Ministers meeting in Brussels said they deplored "the violence and death of civilians".
The EU has also expressed concern about Libya's threat to end co-operation in the fight against illegal immigration.
In the past week more than 5,000 illegal migrants from Tunisia have arrived at Italy's Lampedusa island, in the wake of Tunisia's revolution.
Lampedusa - a tiny island in the Mediterranean between Tunisia and Italy - is a major entry point to Europe for immigrants from Africa.
Call for dialogue
"The legitimate aspirations and demands of people for reform must be addressed through open, inclusive, meaningful and national Libyan-led dialogue," the EU ministers said in a statement released after their meeting.
The President of the European Council, Herman Van Rompuy, said separately that he was "horrified by the growing number of human casualties among demonstrators".
But there was also anxiety, especially from Italy, about the effect of prolonged instability on the EU's southern maritime border in the Mediterranean.

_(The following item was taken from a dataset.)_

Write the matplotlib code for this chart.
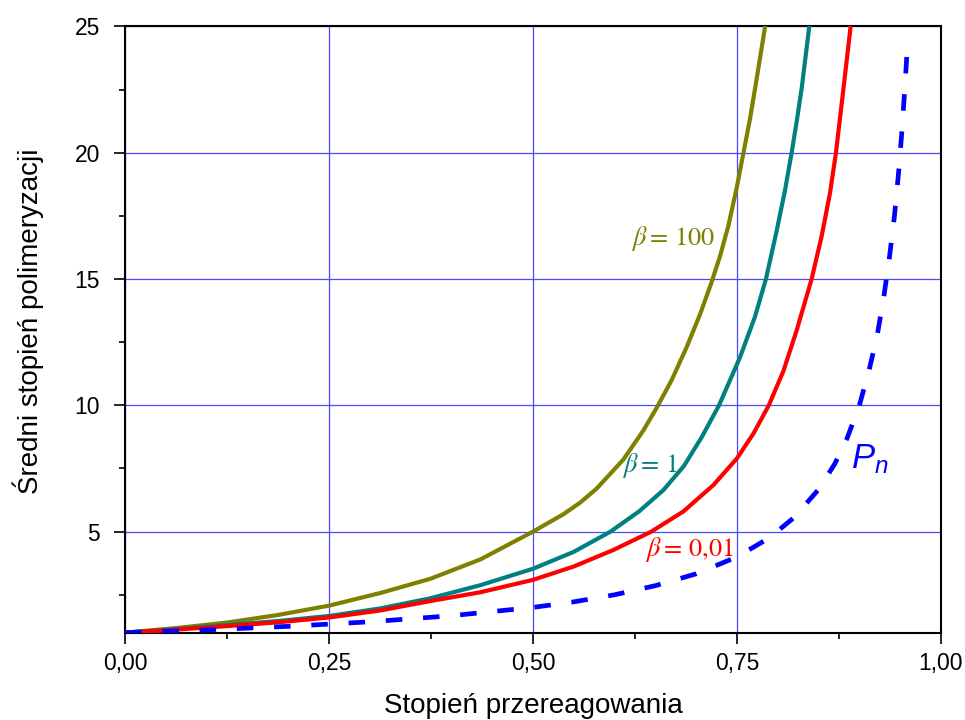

Italy's Foreign Minister Franco Frattini voiced alarm as reports came in that anti-government protesters had taken control of Libya's second city, Benghazi.
"I'm extremely concerned about the self-proclamation of the so-called Islamic Emirate of Benghazi," Mr Frattini told reporters. "Would you imagine to have an Islamic Arab Emirate at the borders of Europe? This would be a really serious threat."

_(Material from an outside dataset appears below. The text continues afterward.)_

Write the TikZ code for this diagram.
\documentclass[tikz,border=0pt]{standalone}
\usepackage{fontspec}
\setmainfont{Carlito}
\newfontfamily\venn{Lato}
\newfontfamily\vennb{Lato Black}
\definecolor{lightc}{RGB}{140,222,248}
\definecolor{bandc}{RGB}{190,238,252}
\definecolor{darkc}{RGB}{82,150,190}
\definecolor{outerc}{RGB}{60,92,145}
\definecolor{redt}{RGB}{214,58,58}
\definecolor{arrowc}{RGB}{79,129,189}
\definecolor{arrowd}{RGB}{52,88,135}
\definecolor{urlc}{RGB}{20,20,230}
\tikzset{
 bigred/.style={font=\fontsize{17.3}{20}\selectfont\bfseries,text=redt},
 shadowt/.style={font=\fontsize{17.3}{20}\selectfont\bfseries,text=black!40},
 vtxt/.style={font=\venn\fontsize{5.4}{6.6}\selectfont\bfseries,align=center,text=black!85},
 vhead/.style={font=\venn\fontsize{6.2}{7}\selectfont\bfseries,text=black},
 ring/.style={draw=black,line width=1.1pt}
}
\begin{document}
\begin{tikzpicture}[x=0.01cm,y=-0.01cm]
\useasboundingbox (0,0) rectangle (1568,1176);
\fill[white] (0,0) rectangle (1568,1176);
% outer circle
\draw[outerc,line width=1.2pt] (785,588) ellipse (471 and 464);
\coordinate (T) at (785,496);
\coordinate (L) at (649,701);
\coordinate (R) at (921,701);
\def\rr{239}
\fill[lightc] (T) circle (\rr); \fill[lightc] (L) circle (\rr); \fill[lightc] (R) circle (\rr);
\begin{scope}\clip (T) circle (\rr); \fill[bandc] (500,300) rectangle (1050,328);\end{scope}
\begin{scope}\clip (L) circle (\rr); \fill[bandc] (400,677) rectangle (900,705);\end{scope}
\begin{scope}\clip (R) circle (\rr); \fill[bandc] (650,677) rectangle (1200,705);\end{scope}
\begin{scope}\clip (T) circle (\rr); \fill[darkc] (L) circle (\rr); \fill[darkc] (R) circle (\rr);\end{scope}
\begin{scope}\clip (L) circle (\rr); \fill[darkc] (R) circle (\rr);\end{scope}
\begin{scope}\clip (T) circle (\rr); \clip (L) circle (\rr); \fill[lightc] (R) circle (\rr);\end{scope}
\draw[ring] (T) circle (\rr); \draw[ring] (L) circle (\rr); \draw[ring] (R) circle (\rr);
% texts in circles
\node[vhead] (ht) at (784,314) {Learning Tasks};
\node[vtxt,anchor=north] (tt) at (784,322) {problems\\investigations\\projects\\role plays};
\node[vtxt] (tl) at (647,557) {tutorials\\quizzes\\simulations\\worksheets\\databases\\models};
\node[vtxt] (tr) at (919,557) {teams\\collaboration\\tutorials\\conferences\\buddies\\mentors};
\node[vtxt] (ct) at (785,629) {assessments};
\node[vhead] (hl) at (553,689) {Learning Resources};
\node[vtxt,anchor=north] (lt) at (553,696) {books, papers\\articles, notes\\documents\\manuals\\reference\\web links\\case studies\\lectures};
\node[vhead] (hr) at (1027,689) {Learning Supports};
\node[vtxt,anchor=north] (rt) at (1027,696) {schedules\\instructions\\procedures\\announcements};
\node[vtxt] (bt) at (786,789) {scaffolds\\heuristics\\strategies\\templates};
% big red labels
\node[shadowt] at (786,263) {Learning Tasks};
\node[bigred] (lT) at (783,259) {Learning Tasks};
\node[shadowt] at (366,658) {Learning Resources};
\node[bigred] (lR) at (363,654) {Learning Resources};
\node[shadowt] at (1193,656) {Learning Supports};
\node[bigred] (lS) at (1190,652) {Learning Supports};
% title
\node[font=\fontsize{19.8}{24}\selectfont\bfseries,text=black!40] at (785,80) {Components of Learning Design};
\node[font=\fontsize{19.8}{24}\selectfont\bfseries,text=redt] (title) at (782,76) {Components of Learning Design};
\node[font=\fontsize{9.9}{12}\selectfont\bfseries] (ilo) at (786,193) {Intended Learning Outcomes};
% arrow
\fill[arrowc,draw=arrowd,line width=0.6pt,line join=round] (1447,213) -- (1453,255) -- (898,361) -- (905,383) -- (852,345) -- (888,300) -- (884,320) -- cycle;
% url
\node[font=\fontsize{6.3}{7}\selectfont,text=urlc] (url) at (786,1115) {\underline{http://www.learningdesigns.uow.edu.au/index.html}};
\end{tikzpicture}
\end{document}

Ministers held preliminary talks on Monday on an economic and trade package for countries in North Africa affected by the turmoil.
Mr Frattini said Europe needed to provide the equivalent of the Marshall Plan at the end of World War II - referring to the US-led reconstruction programme for Europe.
It was a view echoed by others at the meeting.
European Union tested
"I think it is an historic test for the European Union," said Britain's Foreign Secretary William Hague. "If we can succeed in bringing both more democracy and more stability to North Africa and to the wide Middle East then that would be the greatest achievement of the European Union since the enlargement of the EU."
"If we don't succeed in that," he said, "then the dangers to the European Union of instability or extremism on our frontiers are immense."
The violence has prompted European governments to prepare evacuation plans for their citizens in Libya.
Meanwhile, experts from EU member states will be deployed along with aerial and naval support to assist the Italian authorities in Lampedusa, the European Commission says.
"Frontex experts will assist in debriefing and interviewing migrants. Special attention is given to identifying those who may be in need of international protection. Frontex will also give aerial and naval support for border surveillance," EU Home Affairs Commissioner Cecilia Malmstroem said.
The government of Col Muammar Gaddafi warned the EU last week that it would stop co-operating on illegal migration from North Africa if the EU backed anti-government protesters in Libya.
In recent years, Italy and Libya have co-operated to intercept boatloads of illegal migrants in the Mediterranean. Italy has sent many of them back to Libyan detention centres - a practice condemned by human rights groups.
The number of such boats heading for Italy from Libya has declined sharply since the controversial policy took effect.
Some of the ministers in Brussels dismissed the Libyan threat.
"The European Union should not let itself be blackmailed (by Gaddafi)," said Werner Hoyer, Germany's Deputy Foreign Minister.